→ **What is asked**: Begin with the first line below and retype each line exactly through the line containing "dwpf_times = [base". Any pictures are to be left out.

***** Source excerpt *****

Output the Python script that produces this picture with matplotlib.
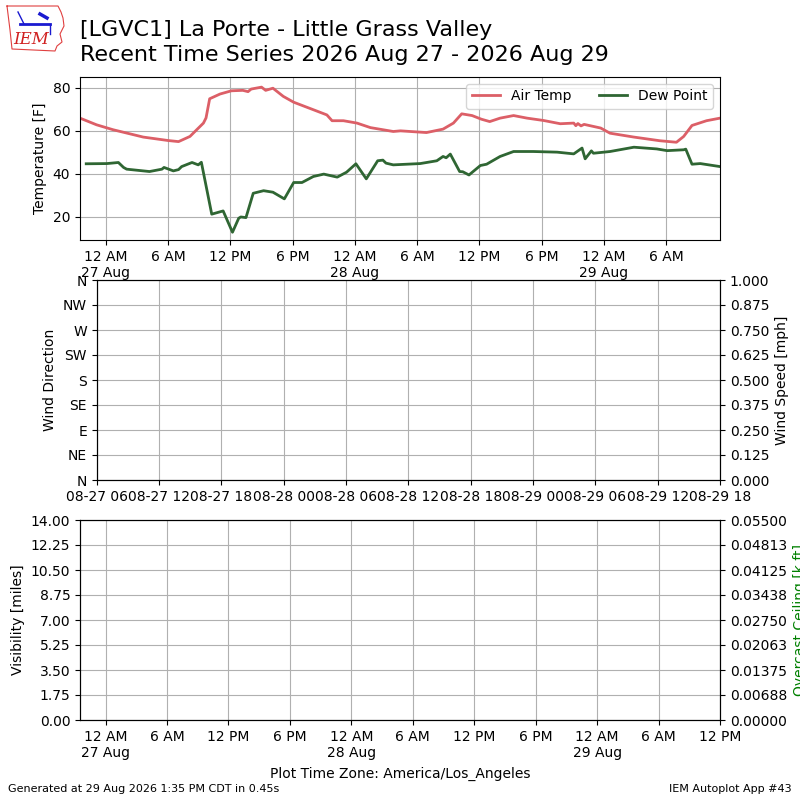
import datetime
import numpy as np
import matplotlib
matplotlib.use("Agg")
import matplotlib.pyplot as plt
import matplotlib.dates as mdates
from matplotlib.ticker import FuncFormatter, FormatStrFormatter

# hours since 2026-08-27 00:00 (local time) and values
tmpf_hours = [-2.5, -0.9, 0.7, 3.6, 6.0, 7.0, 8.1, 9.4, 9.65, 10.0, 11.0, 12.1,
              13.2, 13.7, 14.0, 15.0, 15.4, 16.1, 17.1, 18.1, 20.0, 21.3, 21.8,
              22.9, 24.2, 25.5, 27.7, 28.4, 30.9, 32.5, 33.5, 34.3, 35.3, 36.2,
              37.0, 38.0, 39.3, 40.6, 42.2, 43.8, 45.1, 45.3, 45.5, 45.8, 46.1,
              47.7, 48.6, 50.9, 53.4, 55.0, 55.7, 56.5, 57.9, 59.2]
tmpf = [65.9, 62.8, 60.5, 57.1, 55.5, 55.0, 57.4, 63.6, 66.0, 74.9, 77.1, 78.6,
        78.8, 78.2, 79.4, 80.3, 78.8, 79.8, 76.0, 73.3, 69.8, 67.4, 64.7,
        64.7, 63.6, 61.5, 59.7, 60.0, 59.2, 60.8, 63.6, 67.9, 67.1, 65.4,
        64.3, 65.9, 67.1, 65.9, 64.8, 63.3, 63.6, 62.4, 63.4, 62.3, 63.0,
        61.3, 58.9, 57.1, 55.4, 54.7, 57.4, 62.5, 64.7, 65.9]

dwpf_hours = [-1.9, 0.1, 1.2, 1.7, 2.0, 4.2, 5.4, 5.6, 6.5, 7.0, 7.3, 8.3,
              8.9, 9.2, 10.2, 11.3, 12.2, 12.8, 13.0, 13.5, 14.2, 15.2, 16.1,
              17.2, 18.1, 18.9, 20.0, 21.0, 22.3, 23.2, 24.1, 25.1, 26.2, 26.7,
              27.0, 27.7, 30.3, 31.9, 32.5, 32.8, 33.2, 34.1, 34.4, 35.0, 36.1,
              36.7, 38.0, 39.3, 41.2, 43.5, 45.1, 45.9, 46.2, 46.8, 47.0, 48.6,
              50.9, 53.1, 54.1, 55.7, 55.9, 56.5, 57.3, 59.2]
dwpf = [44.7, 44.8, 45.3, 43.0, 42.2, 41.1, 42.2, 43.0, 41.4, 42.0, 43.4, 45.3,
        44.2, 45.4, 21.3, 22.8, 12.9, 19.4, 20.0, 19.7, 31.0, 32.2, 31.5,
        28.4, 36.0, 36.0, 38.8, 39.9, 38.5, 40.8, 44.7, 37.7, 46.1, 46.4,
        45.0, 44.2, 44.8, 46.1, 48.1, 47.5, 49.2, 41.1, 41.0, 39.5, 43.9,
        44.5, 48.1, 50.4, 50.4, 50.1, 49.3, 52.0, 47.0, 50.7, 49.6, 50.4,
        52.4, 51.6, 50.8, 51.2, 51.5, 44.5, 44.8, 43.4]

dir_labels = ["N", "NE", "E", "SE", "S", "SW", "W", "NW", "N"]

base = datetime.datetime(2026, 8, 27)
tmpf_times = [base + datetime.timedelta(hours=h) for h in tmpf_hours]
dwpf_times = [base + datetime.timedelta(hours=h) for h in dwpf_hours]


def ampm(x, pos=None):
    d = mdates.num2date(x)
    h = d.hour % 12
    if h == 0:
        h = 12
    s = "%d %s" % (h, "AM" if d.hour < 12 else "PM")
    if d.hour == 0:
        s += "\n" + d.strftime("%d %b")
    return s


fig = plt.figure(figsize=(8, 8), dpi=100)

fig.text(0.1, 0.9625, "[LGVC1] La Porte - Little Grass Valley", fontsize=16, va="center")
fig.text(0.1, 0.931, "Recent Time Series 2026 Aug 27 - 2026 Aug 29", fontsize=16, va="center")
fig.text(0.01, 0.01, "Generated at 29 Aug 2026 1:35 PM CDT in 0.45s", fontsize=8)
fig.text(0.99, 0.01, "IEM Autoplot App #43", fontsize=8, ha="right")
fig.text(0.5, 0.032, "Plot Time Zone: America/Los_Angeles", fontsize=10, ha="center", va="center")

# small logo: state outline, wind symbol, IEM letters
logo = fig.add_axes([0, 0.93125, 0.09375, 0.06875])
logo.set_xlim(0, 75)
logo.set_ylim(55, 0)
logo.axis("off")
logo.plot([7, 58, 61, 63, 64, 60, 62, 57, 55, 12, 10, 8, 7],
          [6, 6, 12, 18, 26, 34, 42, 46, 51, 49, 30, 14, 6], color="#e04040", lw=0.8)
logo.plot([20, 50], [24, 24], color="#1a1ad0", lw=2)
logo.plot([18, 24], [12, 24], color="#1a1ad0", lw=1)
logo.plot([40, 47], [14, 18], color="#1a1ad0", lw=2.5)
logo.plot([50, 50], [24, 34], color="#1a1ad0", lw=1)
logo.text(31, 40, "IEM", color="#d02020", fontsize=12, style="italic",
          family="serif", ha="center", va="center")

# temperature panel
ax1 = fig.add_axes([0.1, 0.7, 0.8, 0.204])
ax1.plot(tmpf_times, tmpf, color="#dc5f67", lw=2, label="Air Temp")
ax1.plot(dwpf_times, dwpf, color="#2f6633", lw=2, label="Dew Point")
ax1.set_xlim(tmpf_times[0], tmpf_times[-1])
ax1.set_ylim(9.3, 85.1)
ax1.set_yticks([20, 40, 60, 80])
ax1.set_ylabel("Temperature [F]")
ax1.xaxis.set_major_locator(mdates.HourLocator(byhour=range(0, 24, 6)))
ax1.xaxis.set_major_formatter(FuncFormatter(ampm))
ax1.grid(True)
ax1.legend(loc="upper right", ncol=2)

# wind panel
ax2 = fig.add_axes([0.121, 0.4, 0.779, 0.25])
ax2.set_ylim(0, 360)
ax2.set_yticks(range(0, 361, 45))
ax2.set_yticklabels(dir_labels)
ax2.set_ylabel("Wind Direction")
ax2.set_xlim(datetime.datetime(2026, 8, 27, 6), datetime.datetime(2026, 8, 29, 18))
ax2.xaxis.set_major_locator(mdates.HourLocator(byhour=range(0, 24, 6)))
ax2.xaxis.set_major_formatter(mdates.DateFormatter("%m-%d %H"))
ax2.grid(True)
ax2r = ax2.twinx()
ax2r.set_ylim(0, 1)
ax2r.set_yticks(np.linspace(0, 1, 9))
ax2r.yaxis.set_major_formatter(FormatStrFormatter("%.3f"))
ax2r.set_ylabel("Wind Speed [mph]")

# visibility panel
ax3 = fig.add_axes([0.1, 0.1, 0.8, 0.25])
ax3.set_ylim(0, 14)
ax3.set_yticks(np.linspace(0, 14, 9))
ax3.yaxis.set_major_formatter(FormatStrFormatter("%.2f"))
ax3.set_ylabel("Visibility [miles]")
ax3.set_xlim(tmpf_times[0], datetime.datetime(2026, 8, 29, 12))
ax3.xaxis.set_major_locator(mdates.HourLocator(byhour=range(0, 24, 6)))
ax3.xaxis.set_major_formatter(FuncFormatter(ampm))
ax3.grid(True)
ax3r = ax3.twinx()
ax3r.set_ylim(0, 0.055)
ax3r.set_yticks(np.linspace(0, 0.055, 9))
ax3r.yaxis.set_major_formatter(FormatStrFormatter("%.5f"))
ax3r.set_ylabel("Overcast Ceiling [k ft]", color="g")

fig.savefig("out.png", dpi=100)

*****

→ **Exercise result**:
Output the Python script that produces this picture with matplotlib.
import datetime
import numpy as np
import matplotlib
matplotlib.use("Agg")
import matplotlib.pyplot as plt
import matplotlib.dates as mdates
from matplotlib.ticker import FuncFormatter, FormatStrFormatter

# hours since 2026-08-27 00:00 (local time) and values
tmpf_hours = [-2.5, -0.9, 0.7, 3.6, 6.0, 7.0, 8.1, 9.4, 9.65, 10.0, 11.0, 12.1,
              13.2, 13.7, 14.0, 15.0, 15.4, 16.1, 17.1, 18.1, 20.0, 21.3, 21.8,
              22.9, 24.2, 25.5, 27.7, 28.4, 30.9, 32.5, 33.5, 34.3, 35.3, 36.2,
              37.0, 38.0, 39.3, 40.6, 42.2, 43.8, 45.1, 45.3, 45.5, 45.8, 46.1,
              47.7, 48.6, 50.9, 53.4, 55.0, 55.7, 56.5, 57.9, 59.2]
tmpf = [65.9, 62.8, 60.5, 57.1, 55.5, 55.0, 57.4, 63.6, 66.0, 74.9, 77.1, 78.6,
        78.8, 78.2, 79.4, 80.3, 78.8, 79.8, 76.0, 73.3, 69.8, 67.4, 64.7,
        64.7, 63.6, 61.5, 59.7, 60.0, 59.2, 60.8, 63.6, 67.9, 67.1, 65.4,
        64.3, 65.9, 67.1, 65.9, 64.8, 63.3, 63.6, 62.4, 63.4, 62.3, 63.0,
        61.3, 58.9, 57.1, 55.4, 54.7, 57.4, 62.5, 64.7, 65.9]

dwpf_hours = [-1.9, 0.1, 1.2, 1.7, 2.0, 4.2, 5.4, 5.6, 6.5, 7.0, 7.3, 8.3,
              8.9, 9.2, 10.2, 11.3, 12.2, 12.8, 13.0, 13.5, 14.2, 15.2, 16.1,
              17.2, 18.1, 18.9, 20.0, 21.0, 22.3, 23.2, 24.1, 25.1, 26.2, 26.7,
              27.0, 27.7, 30.3, 31.9, 32.5, 32.8, 33.2, 34.1, 34.4, 35.0, 36.1,
              36.7, 38.0, 39.3, 41.2, 43.5, 45.1, 45.9, 46.2, 46.8, 47.0, 48.6,
              50.9, 53.1, 54.1, 55.7, 55.9, 56.5, 57.3, 59.2]
dwpf = [44.7, 44.8, 45.3, 43.0, 42.2, 41.1, 42.2, 43.0, 41.4, 42.0, 43.4, 45.3,
        44.2, 45.4, 21.3, 22.8, 12.9, 19.4, 20.0, 19.7, 31.0, 32.2, 31.5,
        28.4, 36.0, 36.0, 38.8, 39.9, 38.5, 40.8, 44.7, 37.7, 46.1, 46.4,
        45.0, 44.2, 44.8, 46.1, 48.1, 47.5, 49.2, 41.1, 41.0, 39.5, 43.9,
        44.5, 48.1, 50.4, 50.4, 50.1, 49.3, 52.0, 47.0, 50.7, 49.6, 50.4,
        52.4, 51.6, 50.8, 51.2, 51.5, 44.5, 44.8, 43.4]

dir_labels = ["N", "NE", "E", "SE", "S", "SW", "W", "NW", "N"]

base = datetime.datetime(2026, 8, 27)
tmpf_times = [base + datetime.timedelta(hours=h) for h in tmpf_hours]
dwpf_times = [base + datetime.timedelta(hours=h) for h in dwpf_hours]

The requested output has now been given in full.